Bridgette ordered the baked cheddar eggs, which came in a little souffle crock next to a bigger crock of grits, surrounded by two huge slabs of raisin toast with apple butter. I’m used to scrambled eggs that I make myself from $1.99 grocery store cartons, so hers tasted dreamy to me, and her grits had a cheesy taste to them that we didn’t expect.
Emily and Beth ordered egg and cheese sandwiches that looked so boring to me on the menu but turned out to be monsters with dense, seeded bread and a folded heap of fillings. They’re a couple of dieting assholes and left the top of the bun untouched, and I was soooo jealous . . . until my pancake appeared.
The menu touted it as “A BIG BAKED PANCAKE (DUTCHSTYLE W RHUBARB & SPICED BUTTER)”, and never have capital letters been so appropriate. It filled the entire plate and more, piled high with warm fruit and a mound of flecked butter that had just begun to pool. The middle was a bit underdone for my taste, but the outside edge was delightfully crunchy, and the whole thing was filled with fruit. At the time, all of my friends and I were like, “Mmmmm, rhubarb!” But, umm, the menu was wrong, and we realized later that it was actually pears.
LaChantee and her boyfriend, Brandon, ordered a couple of salads that had exciting toppings but were still salads and therefore don’t deserve mention. But they did have homemade potato chips, and that’s the only reason I’m still friends with them.
Our food took approximately an hour to arrive, and no one seemed concerned about patting us on the head and thanking us for waiting, but that and the noise level in the place were the only drawbacks. My iced green tea latte tasted like the most delicious grass imaginable (and I mean that in a good way), and LaChantee loved The Lovers Tea, which arrived in a nicely sized pot with strawberries, vanilla, and sweet cream. The prices were very reasonable (and maybe even cheap) for the amount of food we got, and wine and tea list was extensive. After tasting what I did, I want to go back every week until I’ve tried the whole menu.

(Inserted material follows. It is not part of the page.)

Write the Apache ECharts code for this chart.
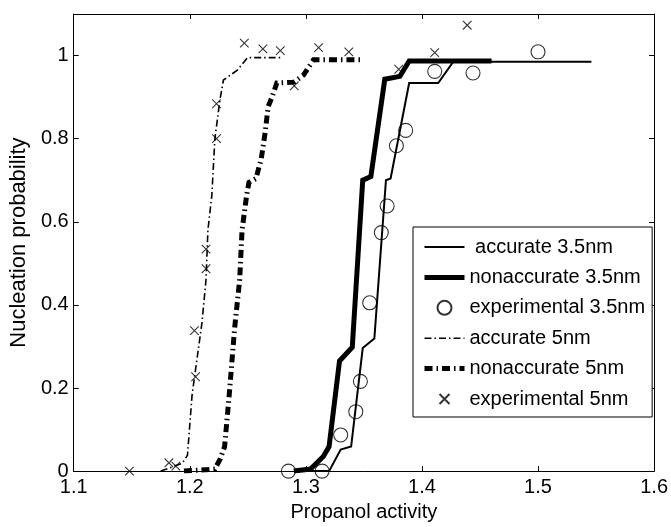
<!DOCTYPE html>
<html>
<head>
<meta charset="utf-8">
<script src="https://cdn.jsdelivr.net/npm/echarts@6/dist/echarts.min.js"></script>
<style>
  html, body { margin: 0; padding: 0; background: #fff; }
  #chart { width: 671px; height: 527px; }
</style>
</head>
<body>
<div id="chart"></div>
<script>
// Nucleation probability versus propanol activity: model curves and measurements
const FONT = "'Liberation Sans', Arial, Helvetica, sans-serif";

const xTickLabels = ['1.1', '1.2', '1.3', '1.4', '1.5', '1.6'];
const yTickLabels = ['0', '0.2', '0.4', '0.6', '0.8', '1'];

const seriesNames = [' accurate 3.5nm', 'nonaccurate 3.5nm', 'experimental 3.5nm',
                     'accurate 5nm', 'nonaccurate 5nm', 'experimental 5nm'];

// [activity, probability]
const accurate35 = [
  [1.290, 0], [1.320, 0], [1.330, 0.052], [1.339, 0.059], [1.349, 0.296], [1.359, 0.319],
  [1.369, 0.700], [1.373, 0.704], [1.389, 0.934], [1.414, 0.934], [1.427, 0.985], [1.546, 0.985]
];
const nonaccurate35 = [
  [1.2896, 0], [1.304, 0.005], [1.315, 0.035], [1.320, 0.059], [1.329, 0.265], [1.340, 0.298],
  [1.349, 0.700], [1.356, 0.709], [1.368, 0.943], [1.381, 0.950], [1.389, 0.987], [1.460, 0.987]
];
const experimental35 = [
  [1.285, 0], [1.314, 0], [1.330, 0.087], [1.343, 0.143], [1.347, 0.216], [1.355, 0.405],
  [1.365, 0.574], [1.370, 0.638], [1.378, 0.783], [1.386, 0.820], [1.411, 0.962],
  [1.444, 0.958], [1.500, 1.009]
];
const accurate5 = [
  [1.175, 0], [1.1935, 0.019], [1.198, 0.038], [1.202, 0.184], [1.2105, 0.357], [1.214, 0.461],
  [1.2156, 0.579], [1.219, 0.664], [1.2216, 0.799], [1.226, 0.894], [1.229, 0.941],
  [1.241, 0.965], [1.2497, 0.995], [1.2786, 0.995]
];
const nonaccurate5 = [
  [1.195, 0], [1.2216, 0.005], [1.226, 0.028], [1.230, 0.059], [1.234, 0.184], [1.2386, 0.343],
  [1.243, 0.461], [1.245, 0.579], [1.249, 0.664], [1.251, 0.695], [1.257, 0.704],
  [1.2616, 0.752], [1.265, 0.816], [1.2675, 0.877], [1.271, 0.901], [1.275, 0.934],
  [1.2896, 0.936], [1.298, 0.953], [1.3066, 0.990], [1.347, 0.990]
];
const experimental5 = [
  [1.148, 0], [1.182, 0.020], [1.188, 0.012], [1.205, 0.227], [1.204, 0.338], [1.214, 0.487],
  [1.214, 0.534], [1.223, 0.800], [1.223, 0.884], [1.247, 1.030], [1.263, 1.016],
  [1.278, 1.012], [1.290, 0.927], [1.311, 1.019], [1.337, 1.009], [1.380, 0.967],
  [1.411, 1.007], [1.439, 1.073]
];

const INK = '#000';
const CROSS = 'path://M0,0M14,14M2,2L12,12M12,2L2,12';
const THIN_DASHDOT = [7, 3, 1.5, 3];
const THICK_DASHDOT = [8, 4, 1.5, 4];

function curve(name, data, width, dash) {
  return {
    name: name, type: 'line', data: data, symbol: 'none', showSymbol: false,
    animation: false, silent: true,
    lineStyle: { color: INK, width: width, type: dash || 'solid', cap: 'butt', join: 'miter' },
    itemStyle: { color: INK }
  };
}
function points(name, data, symbol, size) {
  return {
    name: name, type: 'scatter', data: data, symbol: symbol, symbolSize: size,
    animation: false, silent: true,
    itemStyle: { color: 'rgba(0,0,0,0)', borderColor: INK, borderWidth: 1.1 }
  };
}
function lineKey(name, width, dash) {
  return {
    name: name, itemStyle: { opacity: 0 },
    lineStyle: { color: INK, width: width, type: dash || 'solid', cap: 'butt' }
  };
}

const tickStyle = { show: true, inside: true, length: 5, lineStyle: { color: INK, width: 1 } };
const lineStyle = { show: true, onZero: false, lineStyle: { color: INK, width: 1 } };
const labelFont = { color: INK, fontFamily: FONT, fontSize: 20 };

const chart = echarts.init(document.getElementById('chart'), null, { renderer: 'canvas' });
chart.setOption({
  backgroundColor: '#fff',
  animation: false,
  grid: { left: 67, right: 16, top: 14, bottom: 49, containLabel: false },
  xAxis: [
    {
      type: 'value', min: 1.1, max: 1.6, interval: 0.1,
      axisLine: lineStyle, axisTick: tickStyle, splitLine: { show: false },
      axisLabel: Object.assign({ margin: 6,
        formatter: v => xTickLabels[Math.round((v - 1.1) * 10)] || '' }, labelFont),
      name: 'Propanol activity', nameLocation: 'middle', nameGap: 29,
      nameTextStyle: { color: INK, fontFamily: FONT, fontSize: 20 }
    },
    {
      type: 'value', position: 'top', min: 1.1, max: 1.6, interval: 0.1,
      axisLine: lineStyle, axisTick: tickStyle, axisLabel: { show: false }, splitLine: { show: false }
    }
  ],
  yAxis: [
    {
      type: 'value', min: 0, max: 1.1, interval: 0.2,
      axisLine: lineStyle, axisTick: tickStyle, splitLine: { show: false },
      axisLabel: Object.assign({ margin: 5,
        formatter: v => {
          const i = Math.round(v * 5);
          return Math.abs(v * 5 - i) < 1e-6 ? (yTickLabels[i] || '') : '';
        } }, labelFont),
      name: 'Nucleation probability', nameLocation: 'middle', nameGap: 38,
      nameTextStyle: { color: INK, fontFamily: FONT, fontSize: 22 }
    },
    {
      type: 'value', position: 'right', min: 0, max: 1.1, interval: 0.2,
      axisLine: lineStyle, axisTick: tickStyle, axisLabel: { show: false }, splitLine: { show: false }
    }
  ],
  legend: {
    orient: 'vertical', left: 413, top: 227,
    itemWidth: 40, itemHeight: 14, itemGap: 10.4,
    padding: [10, 7, 8, 9],
    backgroundColor: '#fff', borderColor: INK, borderWidth: 1, borderRadius: 0,
    textStyle: { color: INK, fontFamily: FONT, fontSize: 20, lineHeight: 20 },
    selectedMode: false,
    data: [
      lineKey(seriesNames[0], 2),
      lineKey(seriesNames[1], 5),
      { name: seriesNames[2] },
      lineKey(seriesNames[3], 1.6, THIN_DASHDOT),
      lineKey(seriesNames[4], 5, THICK_DASHDOT),
      { name: seriesNames[5] }
    ]
  },
  series: [
    curve(seriesNames[0], accurate35, 2),
    curve(seriesNames[1], nonaccurate35, 5),
    points(seriesNames[2], experimental35, 'circle', 14),
    curve(seriesNames[3], accurate5, 1.6, THIN_DASHDOT),
    curve(seriesNames[4], nonaccurate5, 5, THICK_DASHDOT),
    points(seriesNames[5], experimental5, CROSS, 12)
  ]
});
</script>
</body>
</html>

To wile away the afternoon, we headed to McCarren Park Pool (featured on this past season of “America’s Next Top Model”) for the Renegade Craft Fair and passed two people doing what appeared to be performance art. This pretty much sums up my neighborhood:
The craft fair took place in the pool, which has been drained for more than a decade now, and was rows and rows of vendors selling their homemade wares. Emily picked up enough Christmas presents to give the entire state of New York a happy holiday, but I kept my purchases to one necklace with a glass strawberry (mostly because I’m too cheap to spend $65 on a felted purse). HOWEVER, the fair was totally inspiring and made me want to go home and start making things right away. Those vintage-fabric skirts selling for $200? I could make one for $2. Those greeting cards with the funny phrases? My best friend and I have been thinking up even funnier ones for months now. And those $65 felted purses? I’m commissioning her to make one for me as we speak.

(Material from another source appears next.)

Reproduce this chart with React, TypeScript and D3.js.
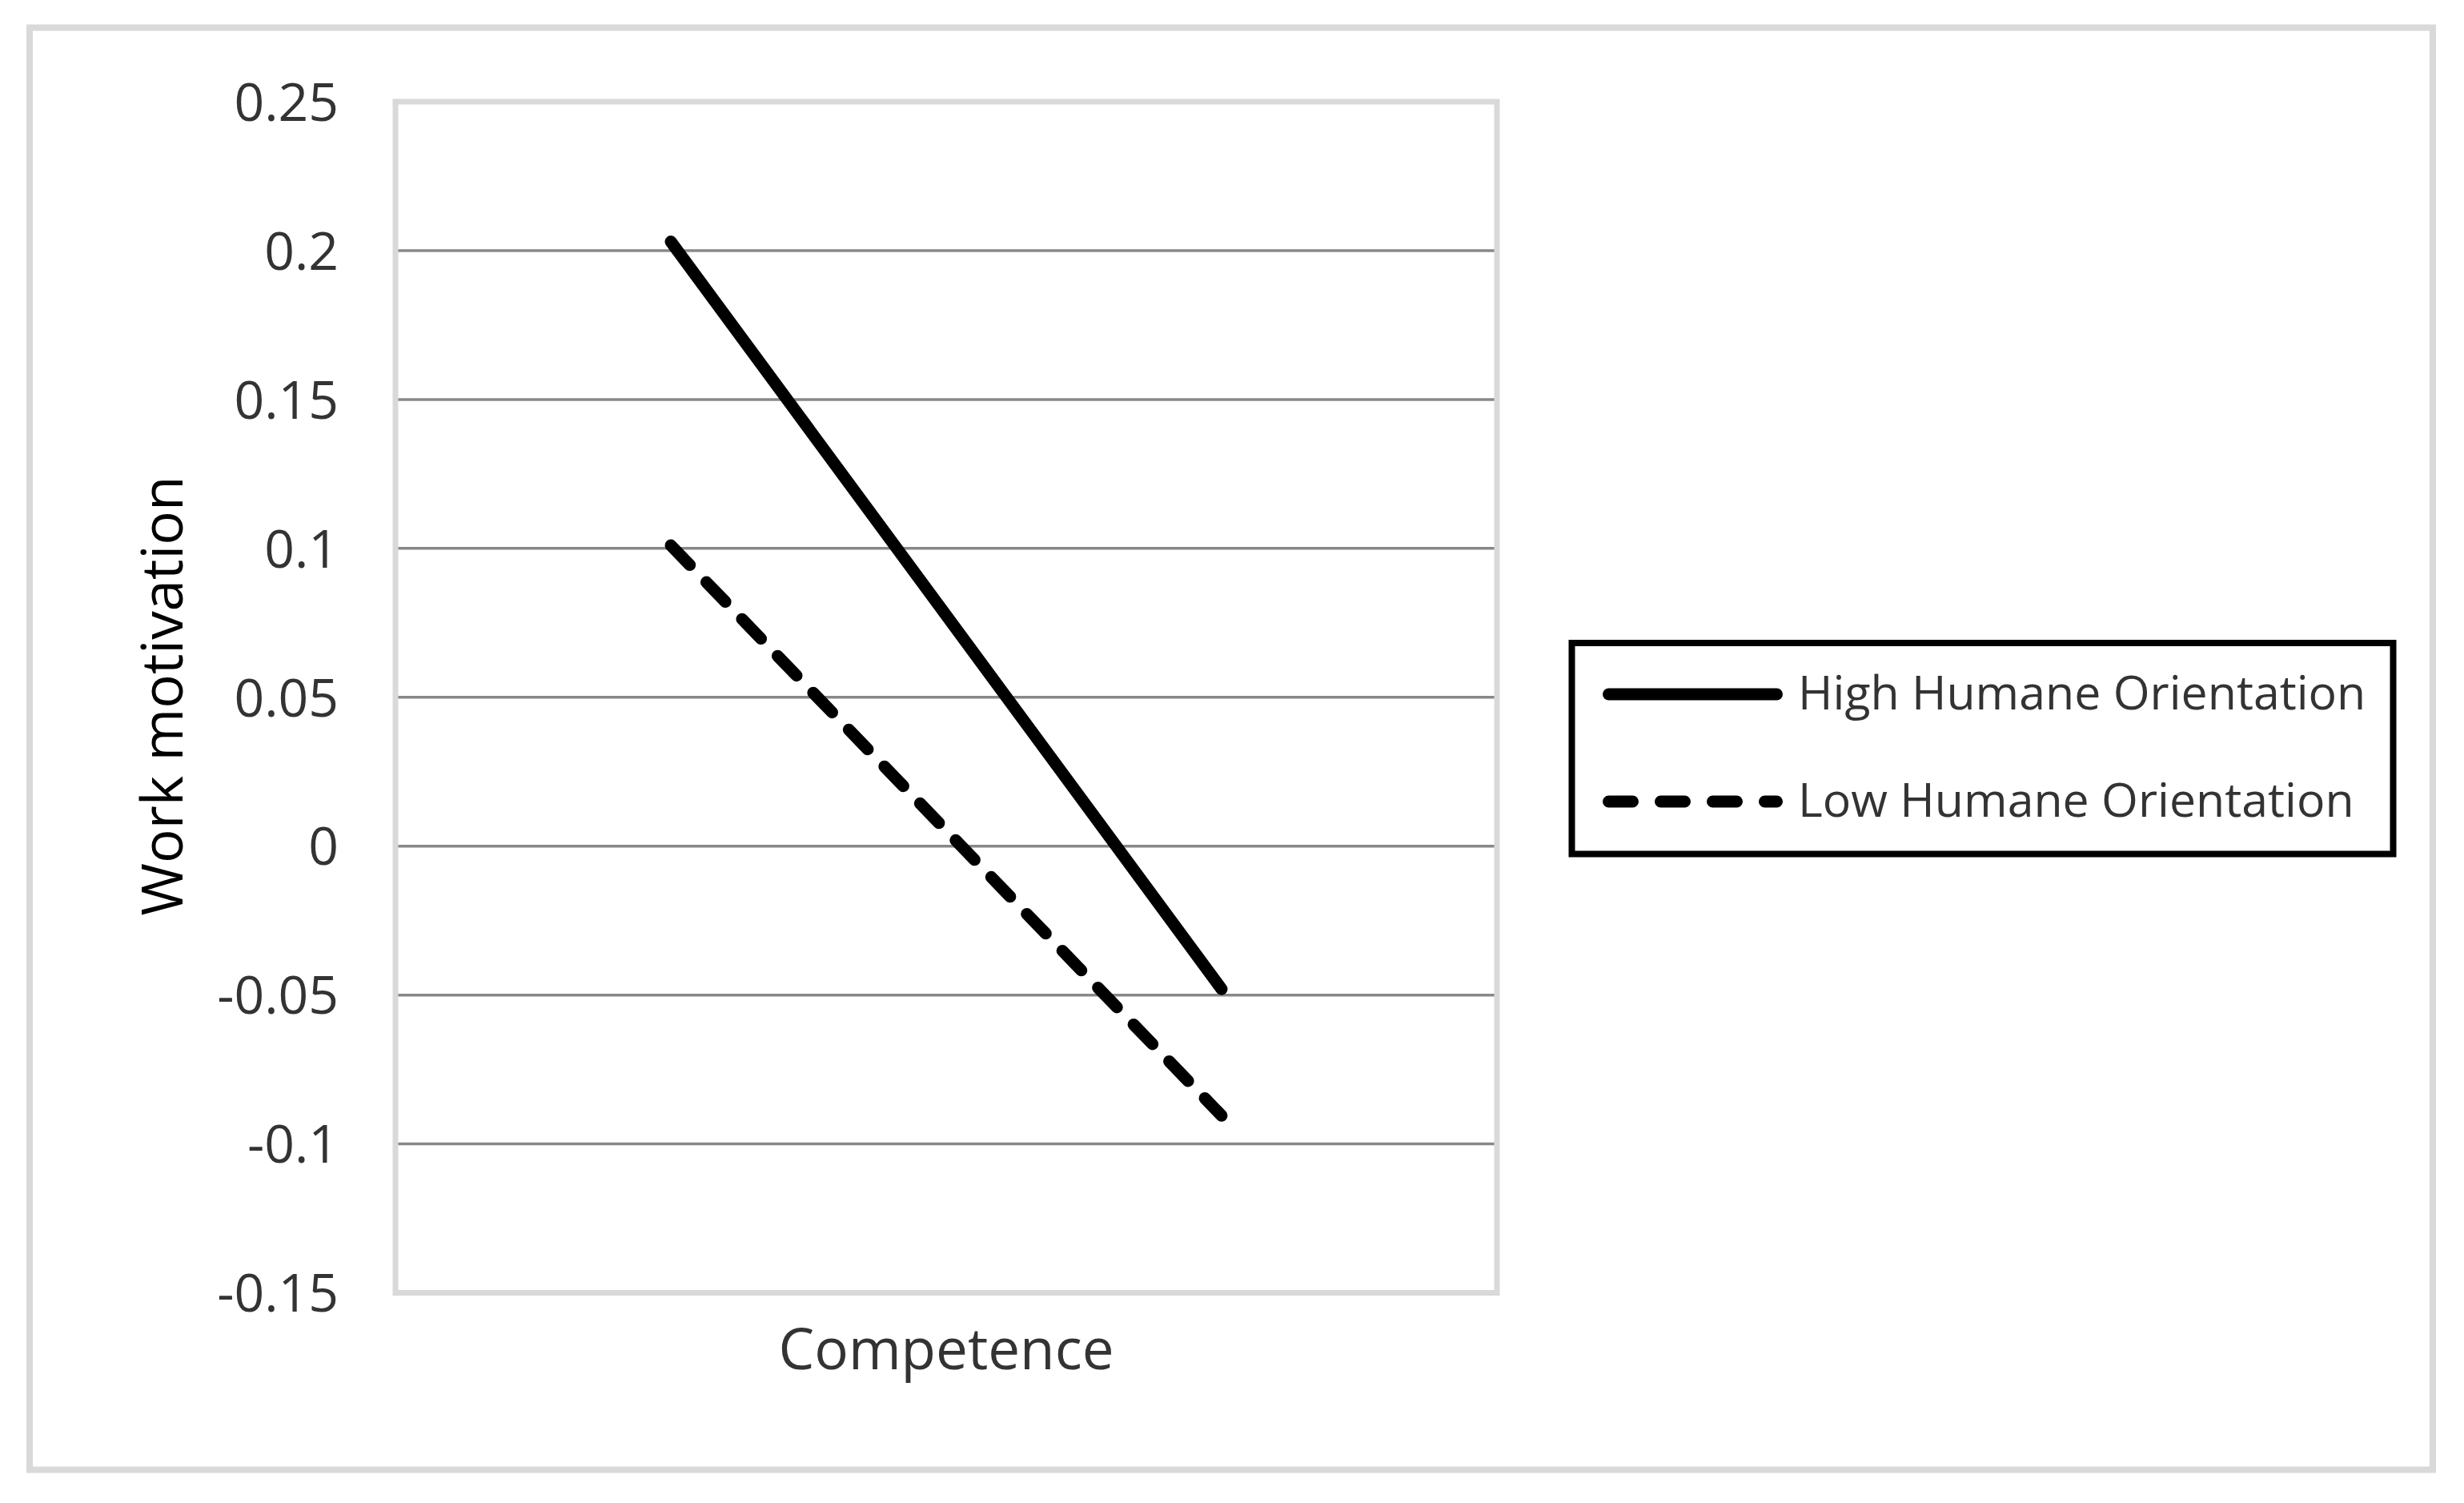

There was also this amazing project called 1 Bite 7 Days, which is going to be a documentary based on the Japanese proverb that says you gain seven days of life for every new food you try. I didn’t get to participate, because I was too interested in chowing down on Mister Softee ice cream,
but I love the idea of it, especially because Boyfriend Kamran has crammed so many exciting new foods down my throat in the year and nearly nine months I’ve been dating him. I think I should get seven extra years, by the way, for agreeing to eat the GONADS OF A SEA URCHIN with him.